Le très antinational Huffington Post remarque ainsi « qu’au moins la moitié des hommes et des femmes qui entouraient Trump pendant la cérémonie de présentation du nouvel accord à la roseraie étaient les mêmes qui avaient négocié les dispositions quasi-identiques du TPP, combattues par Trump ». Trevor Kincaid, porte-parole du Département du commerce sous Obama, relève que l’équipe qui a négocié l’USMCA est la même que celle qui avait travaillé pour Obama et que Trump avait qualifiée « d’épouvantable ».
L’ancien ambassadeur américain d’Obama au Canada Bruce Heyman, démocrate, ancien vice-président de Goldman Sachs, a qualifié l’USMCA « d’événement bienvenu pour l’Amérique du Nord, bienvenu pour les marchés ». Heyman a relevé que plusieurs chapitres de l’USMCA étaient identiques à ceux du TPP, pourtant dénoncé par Donald Trump comme « le pire accord commercial jamais négocié ». « Les deux tiers de l’accord renvoient au TPP », ironise Heyman.

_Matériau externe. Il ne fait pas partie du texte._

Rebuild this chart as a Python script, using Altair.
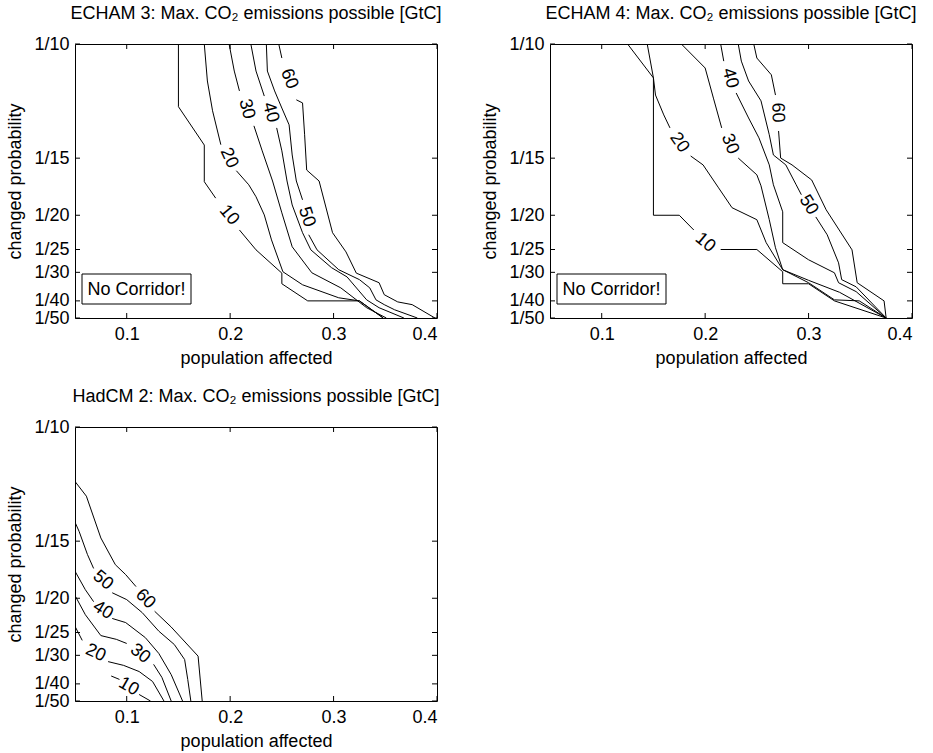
import altair as alt
import pandas as pd

FONT = "Liberation Sans"

X_TICKS = [0.1, 0.2, 0.3, 0.4]
Y_TICKS = [1/10, 1/15, 1/20, 1/25, 1/30, 1/40, 1/50]

TITLES = [
    "ECHAM 3: Max. CO\u2082 emissions possible [GtC]",
    "ECHAM 4: Max. CO\u2082 emissions possible [GtC]",
    "HadCM 2: Max. CO\u2082 emissions possible [GtC]",
]

# contour polylines: level -> list of segments (gaps are where labels sit)
ECHAM3_LINES = {
    10: [[(0.150, 0.1), (0.150, 0.0817), (0.175, 0.0705), (0.175, 0.0598), (0.186, 0.055)],
         [(0.209, 0.0457), (0.225, 0.0399), (0.250, 0.0331), (0.250, 0.030), (0.275, 0.025),
          (0.325, 0.025), (0.348, 0.02)]],
    20: [[(0.175, 0.1), (0.178, 0.0892), (0.183, 0.0805), (0.191, 0.0706)],
         [(0.206, 0.063), (0.218, 0.0589), (0.225, 0.0554), (0.233, 0.0501), (0.240, 0.0428),
          (0.251, 0.0335), (0.270, 0.0297), (0.305, 0.0259), (0.325, 0.025), (0.348, 0.02)]],
    30: [[(0.199, 0.1), (0.204, 0.0921), (0.209, 0.0863)],
         [(0.223, 0.0761), (0.231, 0.0688), (0.241, 0.060), (0.250, 0.0507), (0.260, 0.0408),
          (0.279, 0.0332), (0.307, 0.0288), (0.332, 0.023), (0.351, 0.02)]],
    40: [[(0.220, 0.1), (0.225, 0.0921), (0.233, 0.0848)],
         [(0.245, 0.0755), (0.250, 0.0688), (0.255, 0.060), (0.260, 0.053), (0.270, 0.0449),
          (0.278, 0.0399), (0.298, 0.0347), (0.313, 0.032), (0.332, 0.0253), (0.344, 0.023),
          (0.368, 0.02)]],
    50: [[(0.235, 0.1), (0.236, 0.0921), (0.243, 0.0863), (0.250, 0.0813), (0.257, 0.0764),
          (0.260, 0.0676), (0.264, 0.060), (0.270, 0.0545)],
         [(0.276, 0.0443), (0.284, 0.0399), (0.305, 0.0341), (0.325, 0.0312), (0.335, 0.0288),
          (0.341, 0.0253), (0.349, 0.0239), (0.359, 0.0224), (0.381, 0.02)]],
    60: [[(0.247, 0.1), (0.250, 0.0959)],
         [(0.264, 0.0837), (0.270, 0.0828), (0.272, 0.0735), (0.274, 0.0632), (0.286, 0.060),
          (0.299, 0.0449), (0.312, 0.0393), (0.322, 0.0331), (0.344, 0.0303), (0.349, 0.0268),
          (0.362, 0.0247), (0.376, 0.0239), (0.398, 0.02)]],
}
ECHAM3_LABELS = [("10", 0.199, 0.0500, 50), ("20", 0.199, 0.0667, 65), ("30", 0.216, 0.0810, 75),
                 ("40", 0.239, 0.0800, 75), ("50", 0.274, 0.0495, 72), ("60", 0.257, 0.0898, 68)]

ECHAM4_LINES = {
    10: [[(0.125, 0.1), (0.150, 0.0901), (0.150, 0.050), (0.175, 0.050), (0.189, 0.0457)],
         [(0.215, 0.040), (0.250, 0.040), (0.275, 0.0335), (0.275, 0.030), (0.300, 0.030),
          (0.325, 0.025), (0.375, 0.02)]],
    20: [[(0.144, 0.1), (0.150, 0.0901), (0.152, 0.0851), (0.160, 0.0793), (0.166, 0.0755)],
         [(0.186, 0.0673), (0.198, 0.0647), (0.213, 0.058), (0.226, 0.0522), (0.250, 0.0487),
          (0.259, 0.042), (0.275, 0.0341), (0.300, 0.0303), (0.325, 0.0253), (0.349, 0.025),
          (0.375, 0.02)]],
    30: [[(0.177, 0.1), (0.200, 0.093), (0.208, 0.0842), (0.216, 0.0755)],
         [(0.232, 0.0667), (0.250, 0.0618), (0.254, 0.0586), (0.262, 0.0487), (0.268, 0.0405),
          (0.275, 0.0341), (0.300, 0.031), (0.330, 0.0275), (0.375, 0.02)]],
    40: [[(0.215, 0.1), (0.218, 0.095)],
         [(0.230, 0.0857), (0.242, 0.0784), (0.252, 0.0726), (0.262, 0.0647), (0.266, 0.0589),
          (0.275, 0.051), (0.275, 0.042), (0.300, 0.037), (0.325, 0.0332), (0.329, 0.0303),
          (0.346, 0.0277), (0.375, 0.02)]],
    50: [[(0.232, 0.1), (0.235, 0.095), (0.242, 0.0892), (0.254, 0.0834), (0.262, 0.0735),
          (0.266, 0.0676), (0.278, 0.0647), (0.288, 0.0589), (0.293, 0.056)],
         [(0.307, 0.0495), (0.318, 0.0443), (0.329, 0.0361), (0.332, 0.0312), (0.346, 0.0291),
          (0.375, 0.02)]],
    60: [[(0.247, 0.1), (0.250, 0.0959), (0.264, 0.091), (0.268, 0.0851)],
         [(0.271, 0.0746), (0.273, 0.0667), (0.284, 0.0647), (0.303, 0.0603), (0.317, 0.0516),
          (0.342, 0.0399), (0.347, 0.0303), (0.373, 0.025), (0.375, 0.02)]],
}
ECHAM4_LABELS = [("10", 0.200, 0.0420, 40), ("20", 0.175, 0.0712, 55), ("30", 0.224, 0.0708, 68),
                 ("40", 0.224, 0.0900, 75), ("50", 0.300, 0.0530, 58), ("60", 0.270, 0.0800, 88)]

HADCM2_LINES = {
    10: [[(0.085, 0.0273), (0.093, 0.0263)],
         [(0.112, 0.0219), (0.123, 0.02)]],
    20: [[(0.050, 0.0418), (0.057, 0.0377)],
         [(0.082, 0.0315), (0.097, 0.0304), (0.112, 0.0286), (0.125, 0.0257), (0.136, 0.02)]],
    30: [[(0.050, 0.0508), (0.060, 0.0452), (0.075, 0.0391), (0.090, 0.038), (0.100, 0.0368)],
         [(0.126, 0.0307), (0.134, 0.0269), (0.143, 0.02)]],
    40: [[(0.050, 0.0579), (0.060, 0.0525), (0.068, 0.049)],
         [(0.086, 0.0441), (0.099, 0.0429), (0.118, 0.0385), (0.131, 0.0339), (0.143, 0.0277),
          (0.154, 0.02)]],
    50: [[(0.050, 0.0722), (0.054, 0.0695), (0.062, 0.0628), (0.068, 0.0587)],
         [(0.086, 0.0516), (0.100, 0.0496), (0.115, 0.0458), (0.131, 0.0404), (0.146, 0.0365),
          (0.156, 0.0321), (0.159, 0.0263), (0.162, 0.02)]],
    60: [[(0.050, 0.0841), (0.061, 0.0798), (0.075, 0.0676), (0.089, 0.0598), (0.099, 0.0569),
          (0.109, 0.0534)],
         [(0.127, 0.0462), (0.143, 0.0416), (0.169, 0.0331), (0.173, 0.02)]],
}
HADCM2_LABELS = [("10", 0.102, 0.0242, 30), ("20", 0.070, 0.0340, 25), ("30", 0.113, 0.0338, 38),
                 ("40", 0.077, 0.0465, 32), ("50", 0.077, 0.0552, 40), ("60", 0.118, 0.0498, 45)]

W, H = 362, 274
TICK = 5

xscale = alt.Scale(domain=[0.05, 0.4], nice=False, zero=False)
yscale = alt.Scale(domain=[0.02, 0.1], nice=False, zero=False)
xaxis = alt.Axis(values=X_TICKS, title="population affected", format=".1f",
                 labelPadding=7, titlePadding=6)
yaxis = alt.Axis(values=Y_TICKS, title="changed probability",
                 labelExpr="'1/' + format(1/datum.value, '.0f')",
                 labelPadding=6, titlePadding=9, labelOverlap=False)


def lines_frame(lines):
    rows = []
    for level, segs in lines.items():
        for si, seg in enumerate(segs):
            for i, (x, y) in enumerate(seg):
                rows.append({"level": level, "seg": f"{level}-{si}", "i": i, "x": x, "y": y})
    return pd.DataFrame(rows)


def panel(title, lines, labels, corridor):
    X = alt.X("x:Q", scale=xscale, axis=xaxis)
    Y = alt.Y("y:Q", scale=yscale, axis=yaxis)
    curves = alt.Chart(lines_frame(lines)).mark_line(
        color="black", strokeWidth=1, clip=True
    ).encode(x=X, y=Y, detail="seg:N", order="i:Q")

    lab_df = pd.DataFrame(labels, columns=["label", "x", "y", "angle"])
    texts = alt.Chart(lab_df).mark_text(
        font=FONT, fontSize=18, color="black", align="center", baseline="middle"
    ).encode(x=X, y=Y, text="label:N", angle=alt.Angle("angle:Q", scale=None))

    xt = pd.DataFrame({"x": X_TICKS})
    yt = pd.DataFrame({"y": Y_TICKS})
    tb = alt.Chart(xt).mark_rule(color="black", strokeWidth=1).encode(
        x=X, y=alt.value(H), y2=alt.value(H - TICK))
    tt = alt.Chart(xt).mark_rule(color="black", strokeWidth=1).encode(
        x=X, y=alt.value(0), y2=alt.value(TICK))
    tl = alt.Chart(yt).mark_rule(color="black", strokeWidth=1).encode(
        y=Y, x=alt.value(0), x2=alt.value(TICK))
    tr = alt.Chart(yt).mark_rule(color="black", strokeWidth=1).encode(
        y=Y, x=alt.value(W), x2=alt.value(W - TICK))

    layers = [curves, texts, tb, tt, tl, tr]
    if corridor:
        nc = pd.DataFrame({"t": ["No Corridor!"]})
        box = alt.Chart(nc).mark_rect(fill="white", stroke="black", strokeWidth=1).encode(
            x=alt.value(7), x2=alt.value(116), y=alt.value(230), y2=alt.value(260))
        txt = alt.Chart(nc).mark_text(font=FONT, fontSize=18, color="black",
                                      align="center", baseline="middle").encode(
            x=alt.value(61.5), y=alt.value(245.5), text="t:N")
        layers += [box, txt]

    return alt.layer(*layers).properties(
        width=W, height=H,
        title=alt.TitleParams(title, font=FONT, fontSize=18, fontWeight="normal",
                              color="black", anchor="middle", offset=12),
    )


p1 = panel(TITLES[0], ECHAM3_LINES, ECHAM3_LABELS, True)
p2 = panel(TITLES[1], ECHAM4_LINES, ECHAM4_LABELS, True)
p3 = panel(TITLES[2], HADCM2_LINES, HADCM2_LABELS, False)

chart = alt.vconcat(
    alt.hconcat(p1, p2, spacing=38),
    p3,
    spacing=19,
).properties(
    padding={"left": 6, "top": 4, "right": 5, "bottom": 5},
    background="white",
).configure_view(
    stroke="black", strokeWidth=1
).configure_axis(
    domain=False, ticks=False, tickSize=0, grid=False,
    labelFont=FONT, labelFontSize=18, labelColor="black",
    titleFont=FONT, titleFontSize=18, titleFontWeight="normal", titleColor="black",
)

chart.save("out.html", embed_options={"renderer": "svg", "actions": False})
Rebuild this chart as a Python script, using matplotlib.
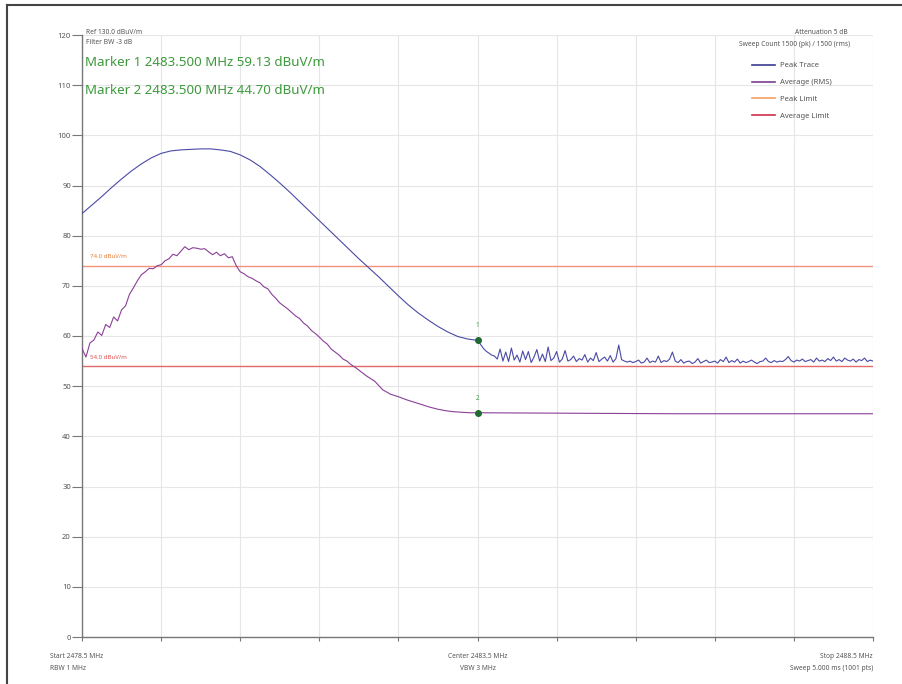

Des modifications pour la plupart contenues dans le TPP
Cette analyse est confortée par celle du professeur de droit à Fordham et ancien conseiller du gouvernement Obama, Matthew Gold, qui explique que l’administration Trump « a obtenu (par rapport à l’ALENA) un grand nombre de modifications, mais dont la plupart étaient contenues dans le TPP ». Le texte, poursuit-il, « nous permet une légère augmentation de notre accès au marché laitier canadien, presque exactement ce qui était contenu dans le TPP ». Commentaire de Christian Gomez : « Le grand succès de Trump consistant à obtenir un meilleur accès au marché laitier canadien aurait déjà été obtenu par Obama et son équipe de négociateurs si le TPP, destructeur de souveraineté nationale, avait été voté par le Congrès ». Le TPP avait été rejeté sous le prétexte que les fins ne sauraient justifier les moyens. Dans le cas de l’USMCA, elles sont au contraire encensées.
L’Etat profond à l’œuvre : l’USMCA pourrait être rebaptisé « TPP à trois »
Ainsi l’USMCA pourrait-il facilement être rebaptisé « TPP à trois » : Etats-Unis, Mexique, Canada. Pour Jared Bernstein, ancien conseiller économique du vice-président démocrate Joe Biden, « Il est totalement absurde d’affirmer que l’ALENA ou le TPP furent des catastrophes mais que l’USMCA est la perfection ». Le président du CFR, Richard N. Haas, va même plus loin en affirmant que ce nouveau traité à trois, « qui équivaut à l’ALENA plus 10 à 20 % », pourra être l’outil d’un retour des Etats-Unis dans le TPP. Lighthizer quant à lui envisage déjà de négocier de nouveaux accords bilatéraux avec le Royaume-Uni, le Japon, l’Inde, la Colombie, les Philippines, le Vietnam et des pays sub-sahariens. Japon et Vietnam faisaient déjà partie du TPP, renommé CPTPP, ratifié par Tokyo en juillet dernier, rejoint par la Corée du Sud en août.
Robert Lighthizer, représentant du président Trump pour le Commerce, s’active ainsi dans son dos pour réintroduire les Etats-Unis dans le TPP. L’Etat profond est à l’œuvre, sapant la volonté souverainiste exprimée par le peuple. CQFD.